I have already been involved with enterprise scale adoptions of collaborative solution and, from that experience, can confirm that lack of integration, or a broad vision of success, will limit an adoption to small groups who view the need only locally.

Take a look at my quick presention regarding adoption models. http://kevinshea.typepad.com/kevin_shea_process_collab/2008/07/enterprise20-ad.html

Michael Idinopulos

Kevin,
I looked at your presentation, and I think your MIP model is spot-on. My interest is in the organizational scalability of the MIP model. A single insertion point can happen on the strength of one individual or a random flash of insight. But to get MIPs, you need an institutional capability to make it happen. What examples have you seen of companies successfully building those institutional capabilities?

Kevin Shea

Michael

I am a consultant in this area and have been directly involved in institutionalizing solutions. My observations are based on my experiences and the ability to compare and contrast different adoption/execution models within the same very large company. My approach is to use a process approach, set up a basic framework, install a user agreed upon structure and let people at it. Then monitor, manage and adjust as appropriate.

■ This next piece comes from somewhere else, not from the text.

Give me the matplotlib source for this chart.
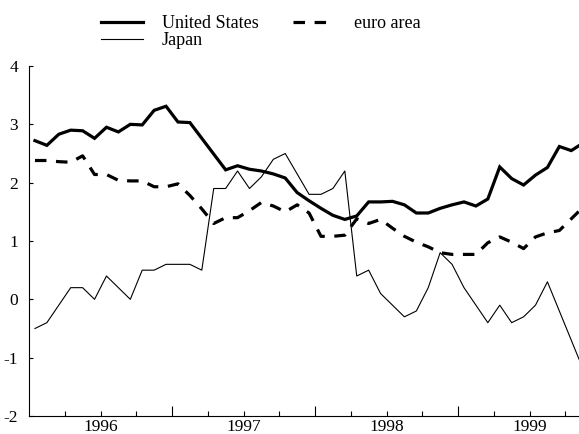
import matplotlib
matplotlib.use("Agg")
import matplotlib.pyplot as plt
from matplotlib.ticker import FixedLocator, FuncFormatter
import numpy as np

# monthly series, January 1996 onwards (per cent)
united_states = [
    2.72, 2.64, 2.83, 2.90, 2.89, 2.76, 2.95, 2.87, 3.00, 2.99,
    3.24, 3.31, 3.04, 3.03, 2.76, 2.49, 2.22, 2.29, 2.23, 2.20,
    2.15, 2.08, 1.83, 1.69, 1.56, 1.44, 1.37, 1.43, 1.67, 1.67,
    1.68, 1.62, 1.48, 1.48, 1.56, 1.62, 1.67, 1.60, 1.72, 2.27,
    2.07, 1.96, 2.13, 2.26, 2.62, 2.55, 2.68,
]
euro_area = [
    2.38, 2.38, 2.36, 2.35, 2.46, 2.14, 2.14, 2.04, 2.03, 2.03,
    1.93, 1.93, 1.98, 1.78, 1.55, 1.30, 1.40, 1.40, 1.52, 1.66,
    1.60, 1.50, 1.62, 1.48, 1.08, 1.08, 1.10, 1.38, 1.30, 1.37,
    1.22, 1.08, 0.98, 0.90, 0.80, 0.77, 0.77, 0.77, 0.97, 1.07,
    0.98, 0.87, 1.07, 1.14, 1.18, 1.38, 1.58,
]
japan = [
    -0.5, -0.4, -0.1, 0.2, 0.2, 0.0, 0.4, 0.2, 0.0, 0.5,
    0.5, 0.6, 0.6, 0.6, 0.5, 1.9, 1.9, 2.2, 1.9, 2.1,
    2.4, 2.5, 2.15, 1.8, 1.8, 1.9, 2.2, 0.4, 0.5, 0.1,
    -0.1, -0.3, -0.2, 0.2, 0.8, 0.6, 0.2, -0.1, -0.4, -0.1,
    -0.4, -0.3, -0.1, 0.3, -0.2, -0.7, -1.2,
]
years = ["1996", "1997", "1998", "1999"]

plt.rcParams["font.family"] = ["Liberation Serif", "DejaVu Serif"]

# month centres, counted from the start of 1996
months = np.arange(len(united_states)) + 0.5

fig = plt.figure(figsize=(5.79, 4.34), dpi=100)
ax = fig.add_axes([29 / 579, 18 / 434, 550 / 579, 350 / 434])

l_us, = ax.plot(months, united_states, color="black", lw=2.3,
                solid_joinstyle="miter")
l_ea, = ax.plot(months, euro_area, color="black", lw=2.3,
                dashes=(3.6, 3.0))
l_jp, = ax.plot(months, japan, color="black", lw=0.8)

ax.set_xlim(0, 46.15)
ax.set_ylim(-2, 4)

for side in ("top", "right"):
    ax.spines[side].set_visible(False)
for side in ("left", "bottom"):
    ax.spines[side].set_linewidth(0.8)

# y axis
ax.set_yticks(range(-2, 5))
ax.yaxis.set_major_formatter(FuncFormatter(lambda v, p: f"{int(v)}"))
ax.tick_params(axis="y", direction="in", length=3, width=0.8,
               labelsize=12.5, pad=8)

# x axis: long ticks at year boundaries, short ones at quarters,
# year names centred under mid-year
ax.set_xticks([12, 24, 36])
ax.set_xticklabels([])
quarters = [m for m in range(3, 46, 3) if m % 12 != 0]
ax.xaxis.set_minor_locator(FixedLocator(quarters))
ax.set_xticklabels(
    [years[m // 12] if m % 12 == 6 else "" for m in quarters], minor=True)
ax.tick_params(axis="x", which="major", direction="in", length=7, width=0.8)
ax.tick_params(axis="x", which="minor", direction="in", length=3.5,
               width=0.8, labelsize=12.5, pad=2)

fig.legend([l_us, l_jp, l_ea], ["United States", "Japan", "euro area"],
           ncol=2, frameon=False, loc="upper left",
           bbox_to_anchor=(101 / 579, 1 - 15 / 434), fontsize=13,
           handlelength=2.3, handletextpad=1.08, columnspacing=1.9,
           labelspacing=0.0, borderpad=0, borderaxespad=0)

fig.savefig("out.png", dpi=100)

The controlled MIP model reflects an organized approach to introduction, while the SIP is what I observed happening as IT simply released the app. What happening in the SIP model was that everyone saw the benefit, and as a result, moved rapidly to the tool. However, all they did was to mirror the existing poor process, and in the end, all they got was the same mess they started with. Much of it was quite isolated.

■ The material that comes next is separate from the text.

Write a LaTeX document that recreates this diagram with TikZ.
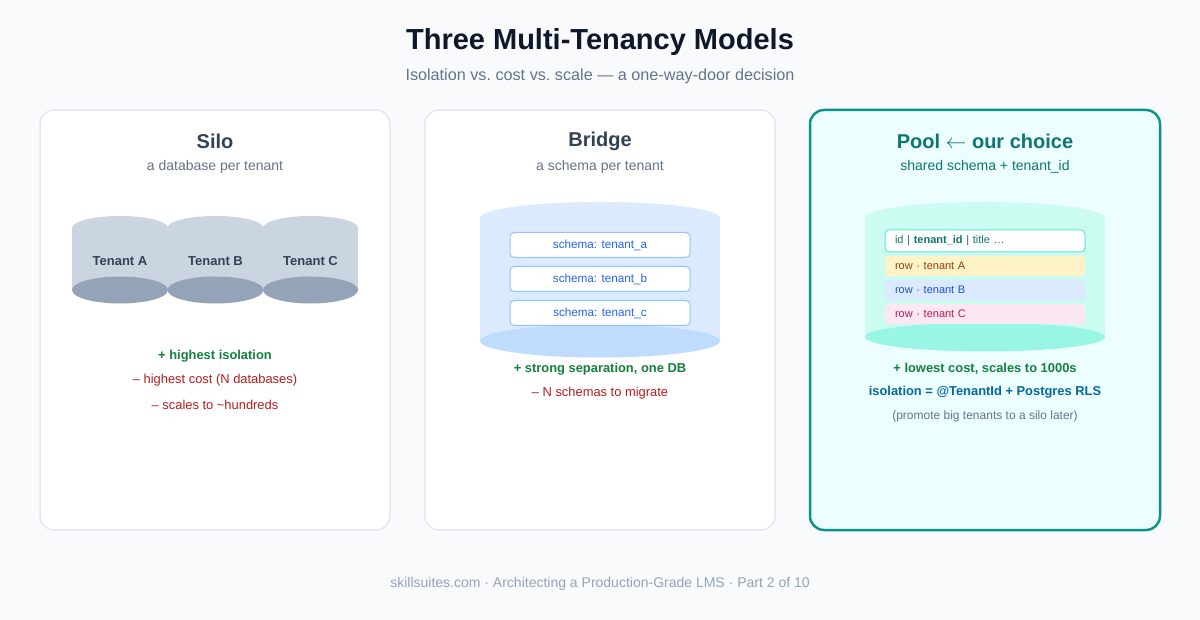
\documentclass[tikz,border=0pt]{standalone}
\usepackage{fontspec}
\setmainfont{Liberation Sans}
\usetikzlibrary{positioning}
\definecolor{pagebg}{HTML}{F8FAFC}
\definecolor{ink}{HTML}{0F172A}
\definecolor{slate}{HTML}{334155}
\definecolor{muted}{HTML}{64748B}
\definecolor{faint}{HTML}{94A3B8}
\definecolor{cardline}{HTML}{E2E8F0}
\definecolor{teal}{HTML}{0D9488}
\definecolor{tealdark}{HTML}{0F766E}
\definecolor{poolbg}{HTML}{ECFEFF}
\definecolor{good}{HTML}{15803D}
\definecolor{bad}{HTML}{B91C1C}
\definecolor{silobody}{HTML}{CBD5E1}
\definecolor{silobase}{HTML}{94A3B8}
\definecolor{bridgebody}{HTML}{DBEAFE}
\definecolor{bridgebase}{HTML}{BFDBFE}
\definecolor{schemaline}{HTML}{93C5FD}
\definecolor{schemaink}{HTML}{2563EB}
\definecolor{poolbody}{HTML}{CCFBF1}
\definecolor{poolbase}{HTML}{99F6E4}
\definecolor{headline}{HTML}{5EEAD4}
\definecolor{rowA}{HTML}{FEF3C7}
\definecolor{rowAink}{HTML}{92400E}
\definecolor{rowB}{HTML}{DBEAFE}
\definecolor{rowBink}{HTML}{1D4ED8}
\definecolor{rowC}{HTML}{FCE7F3}
\definecolor{rowCink}{HTML}{BE185D}
\definecolor{rls}{HTML}{0369A1}
\tikzset{
  card/.style={rounded corners=14pt, fill=white, draw=cardline, line width=1.5pt},
  cardtitle/.style={font=\fontsize{20}{24}\selectfont\bfseries, text=slate},
  cardsub/.style={font=\fontsize{14}{17}\selectfont, text=muted},
  pro/.style={font=\fontsize{12.9}{15}\selectfont\bfseries, text=good},
  con/.style={font=\fontsize{12.9}{15}\selectfont, text=bad},
  tenantlbl/.style={font=\fontsize{13}{15}\selectfont\bfseries, text=slate},
  schemabox/.style={draw=schemaline, line width=1pt, fill=white, rounded corners=4pt,
    minimum width=180pt, minimum height=25pt, inner sep=0pt,
    font=\fontsize{11.7}{14}\selectfont, text=schemaink},
  rowbox/.style={rounded corners=3pt, minimum width=200pt, minimum height=20pt,
    inner sep=0pt, text width=180pt, align=left, font=\fontsize{11}{13}\selectfont}
}
\begin{document}
\begin{tikzpicture}[x=1pt, y=-1pt]
  \useasboundingbox[fill=pagebg] (0,0) rectangle (1200,620);
  % heading
  \node[font=\fontsize{29}{33}\selectfont\bfseries, text=ink] (title) at (600,42) {Three Multi-Tenancy Models};
  \node[font=\fontsize{16.2}{19}\selectfont, text=muted] (subtitle) at (600,76) {Isolation vs.\ cost vs.\ scale — a one-way-door decision};
  % the three cards
  \draw[card] (40,110) rectangle (390,530);
  \draw[card] (425,110) rectangle (775,530);
  \draw[card, fill=poolbg, draw=teal, line width=2.5pt] (810,110) rectangle (1160,530);
  % Silo: one database each
  \node[cardtitle] (siloTitle) at (215,141) {Silo};
  \node[cardsub] (siloSub) at (215,166.5) {a database per tenant};
  \fill[silobody] (72,228) rectangle (168,290);
  \fill[silobody] (120,228) ellipse [x radius=48pt, y radius=12pt];
  \fill[silobase] (120,290) ellipse [x radius=48pt, y radius=13.5pt];
  \fill[silobody] (167.5,228) rectangle (263.5,290);
  \fill[silobody] (215.5,228) ellipse [x radius=48pt, y radius=12pt];
  \fill[silobase] (215.5,290) ellipse [x radius=48pt, y radius=13.5pt];
  \fill[silobody] (263,228) rectangle (358,290);
  \fill[silobody] (310.5,228) ellipse [x radius=47.5pt, y radius=12pt];
  \fill[silobase] (310.5,290) ellipse [x radius=47.5pt, y radius=13.5pt];
  \node[tenantlbl] (tenA) at (120,261) {Tenant A};
  \node[tenantlbl] (tenB) at (215.5,261) {Tenant B};
  \node[tenantlbl] (tenC) at (310.5,261) {Tenant C};
  \node[pro] (siloPro) at (215,356) {+ highest isolation};
  \node[con] (siloCon) at (215,380.5) {– highest cost (N databases)};
  \node[con] (siloScale) at (215,404.5) {– scales to \textasciitilde hundreds};
  % Bridge: one database, many schemas
  \node[cardtitle] (bridgeTitle) at (600,141) {Bridge};
  \node[cardsub] (bridgeSub) at (600,166.5) {a schema per tenant};
  \fill[bridgebody] (480,218) rectangle (720,341);
  \fill[bridgebody] (600,218) ellipse [x radius=120pt, y radius=16pt];
  \fill[bridgebase] (600,341) ellipse [x radius=120pt, y radius=16.5pt];
  \node[schemabox] (schemaA) at (600,245) {schema: tenant\_a};
  \node[schemabox] (schemaB) at (600,279) {schema: tenant\_b};
  \node[schemabox] (schemaC) at (600,313) {schema: tenant\_c};
  \node[pro] (bridgePro) at (600,369) {+ strong separation, one DB};
  \node[con] (bridgeCon) at (600,393) {– N schemas to migrate};
  % Pool: shared table, tenant_id column
  \node[cardtitle, text=tealdark] (poolTitle) at (985,141) {Pool $\leftarrow$ our choice};
  \node[cardsub, text=tealdark] (poolSub) at (985,166.5) {shared schema + tenant\_id};
  \fill[poolbody] (865,218) rectangle (1105,337);
  \fill[poolbody] (985,218) ellipse [x radius=120pt, y radius=16pt];
  \fill[poolbase] (985,337) ellipse [x radius=120pt, y radius=14.5pt];
  \node[rowbox, draw=headline, line width=1pt, fill=white, minimum height=22pt, rounded corners=4pt, text=tealdark] (poolHead) at (985,241) {id | \textbf{tenant\_id} | title …};
  \node[rowbox, fill=rowA, text=rowAink] (rowTenA) at (985,266) {row · tenant A};
  \node[rowbox, fill=rowB, text=rowBink] (rowTenB) at (985,290) {row · tenant B};
  \node[rowbox, fill=rowC, text=rowCink] (rowTenC) at (985,314) {row · tenant C};
  \node[pro] (poolPro) at (985,369) {+ lowest cost, scales to 1000s};
  \node[pro, text=rls] (poolIso) at (985,392.5) {isolation = @TenantId + Postgres RLS};
  \node[font=\fontsize{12}{14}\selectfont, text=muted] (poolNote) at (985,416.5) {(promote big tenants to a silo later)};
  % footer
  \node[font=\fontsize{14}{17}\selectfont, text=faint] (footer) at (600,584) {skillsuites.com · Architecting a Production-Grade LMS · Part 2 of 10};
\end{tikzpicture}
\end{document}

The MIP model developed more slowly. It was held back in a way to develop interest. The initial architecture was designed to be full scale, with a long term vision. It was intended to be highly integrated (far different than that SIP model), and serve 1000’s of users.

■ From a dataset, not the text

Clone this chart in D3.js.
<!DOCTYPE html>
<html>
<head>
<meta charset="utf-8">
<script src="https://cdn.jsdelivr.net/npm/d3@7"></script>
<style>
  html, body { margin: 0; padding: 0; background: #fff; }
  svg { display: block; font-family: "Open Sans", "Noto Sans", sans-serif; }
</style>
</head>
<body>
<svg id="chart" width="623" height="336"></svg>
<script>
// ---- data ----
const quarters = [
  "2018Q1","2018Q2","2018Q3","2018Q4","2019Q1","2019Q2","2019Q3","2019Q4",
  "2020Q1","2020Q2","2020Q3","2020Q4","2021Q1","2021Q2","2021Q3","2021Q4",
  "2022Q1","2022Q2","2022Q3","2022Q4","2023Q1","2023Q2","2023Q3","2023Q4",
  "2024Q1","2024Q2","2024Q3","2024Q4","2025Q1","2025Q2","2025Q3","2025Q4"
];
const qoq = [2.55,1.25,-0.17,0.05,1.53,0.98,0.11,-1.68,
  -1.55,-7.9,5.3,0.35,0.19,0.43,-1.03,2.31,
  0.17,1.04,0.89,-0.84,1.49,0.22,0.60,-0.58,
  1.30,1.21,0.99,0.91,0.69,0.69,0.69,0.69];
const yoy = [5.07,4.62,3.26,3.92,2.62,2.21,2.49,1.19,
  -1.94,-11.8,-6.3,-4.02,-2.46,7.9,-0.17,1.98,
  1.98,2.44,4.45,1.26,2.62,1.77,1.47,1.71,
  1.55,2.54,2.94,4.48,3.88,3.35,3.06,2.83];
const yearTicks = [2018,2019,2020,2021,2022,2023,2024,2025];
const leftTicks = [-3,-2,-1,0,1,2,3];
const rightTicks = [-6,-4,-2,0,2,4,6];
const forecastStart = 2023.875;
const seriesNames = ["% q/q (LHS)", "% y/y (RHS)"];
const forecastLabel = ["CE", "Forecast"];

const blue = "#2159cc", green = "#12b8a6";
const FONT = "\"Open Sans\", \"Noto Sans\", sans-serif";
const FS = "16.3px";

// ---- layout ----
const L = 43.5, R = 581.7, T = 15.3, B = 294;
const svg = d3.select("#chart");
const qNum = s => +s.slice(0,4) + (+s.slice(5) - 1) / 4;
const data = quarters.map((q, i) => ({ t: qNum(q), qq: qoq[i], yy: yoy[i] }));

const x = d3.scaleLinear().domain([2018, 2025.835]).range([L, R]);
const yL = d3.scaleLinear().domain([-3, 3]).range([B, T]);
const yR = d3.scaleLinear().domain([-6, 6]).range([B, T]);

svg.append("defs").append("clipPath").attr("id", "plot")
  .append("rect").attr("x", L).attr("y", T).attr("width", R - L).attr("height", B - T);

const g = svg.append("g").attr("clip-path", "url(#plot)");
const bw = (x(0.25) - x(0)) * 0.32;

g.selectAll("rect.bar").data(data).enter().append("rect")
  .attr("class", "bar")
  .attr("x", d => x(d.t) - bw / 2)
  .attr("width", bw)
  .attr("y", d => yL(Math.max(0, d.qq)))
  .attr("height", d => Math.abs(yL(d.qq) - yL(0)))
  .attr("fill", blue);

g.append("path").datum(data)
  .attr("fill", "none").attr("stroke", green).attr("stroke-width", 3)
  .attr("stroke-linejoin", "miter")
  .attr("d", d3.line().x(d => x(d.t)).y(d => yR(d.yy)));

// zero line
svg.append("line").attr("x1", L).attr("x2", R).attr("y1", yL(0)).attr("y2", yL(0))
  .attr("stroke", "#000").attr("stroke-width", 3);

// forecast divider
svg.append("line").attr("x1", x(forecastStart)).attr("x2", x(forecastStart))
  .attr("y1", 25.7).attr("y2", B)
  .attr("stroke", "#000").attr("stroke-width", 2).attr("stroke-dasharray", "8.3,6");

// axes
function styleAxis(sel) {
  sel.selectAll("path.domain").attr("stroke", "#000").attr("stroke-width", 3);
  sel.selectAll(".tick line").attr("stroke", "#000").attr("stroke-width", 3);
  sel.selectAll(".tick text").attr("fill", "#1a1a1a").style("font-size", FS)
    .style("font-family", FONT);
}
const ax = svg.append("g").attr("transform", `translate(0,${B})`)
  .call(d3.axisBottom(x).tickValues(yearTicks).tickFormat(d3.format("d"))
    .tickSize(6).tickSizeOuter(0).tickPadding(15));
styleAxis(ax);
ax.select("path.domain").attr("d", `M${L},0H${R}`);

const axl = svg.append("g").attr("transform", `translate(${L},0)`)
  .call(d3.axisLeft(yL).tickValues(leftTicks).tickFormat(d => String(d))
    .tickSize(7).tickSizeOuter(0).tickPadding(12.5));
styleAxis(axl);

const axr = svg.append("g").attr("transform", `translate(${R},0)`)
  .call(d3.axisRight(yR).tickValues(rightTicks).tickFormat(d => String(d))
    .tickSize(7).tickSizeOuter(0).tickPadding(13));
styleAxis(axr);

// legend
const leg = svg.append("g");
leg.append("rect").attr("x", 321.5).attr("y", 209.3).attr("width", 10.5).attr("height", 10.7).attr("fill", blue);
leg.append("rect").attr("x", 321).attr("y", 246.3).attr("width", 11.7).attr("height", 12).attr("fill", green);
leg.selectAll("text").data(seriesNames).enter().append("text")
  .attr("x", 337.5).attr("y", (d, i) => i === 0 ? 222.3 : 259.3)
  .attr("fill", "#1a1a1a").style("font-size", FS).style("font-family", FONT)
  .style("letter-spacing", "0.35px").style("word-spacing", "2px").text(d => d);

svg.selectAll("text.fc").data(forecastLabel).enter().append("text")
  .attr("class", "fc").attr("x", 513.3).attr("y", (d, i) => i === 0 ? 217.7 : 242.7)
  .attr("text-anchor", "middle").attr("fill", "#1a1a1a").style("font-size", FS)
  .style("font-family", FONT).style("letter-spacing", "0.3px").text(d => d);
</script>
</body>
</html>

A SIP model may work in a small company, but I do not envision it being sustainable in the large scale operations. I do not accept Prof McAfee premise of the emergence (SIP) model in large companies. I think the examples at CIA, Pfizer, and others will point to this as well.

Kevin

Kevin Shea

Michael

Here is a question to ponder while considering the idea of institutionalization. If people want to lead from the bottom, then why do they suggest that support from management can be key to success?

Kevin

Michael Idinopulos

Kevin,
I don't see leading from the bottom and top management support as an either/or thing. Lasting organizational change requires both. Workers on the front line (i.e., the "bottom leaders") are the only ones close enough to the work to make real innovations, but management (i.e., "top leaders") are required to sustain the innovations and to make sure that they are replicated across the organization.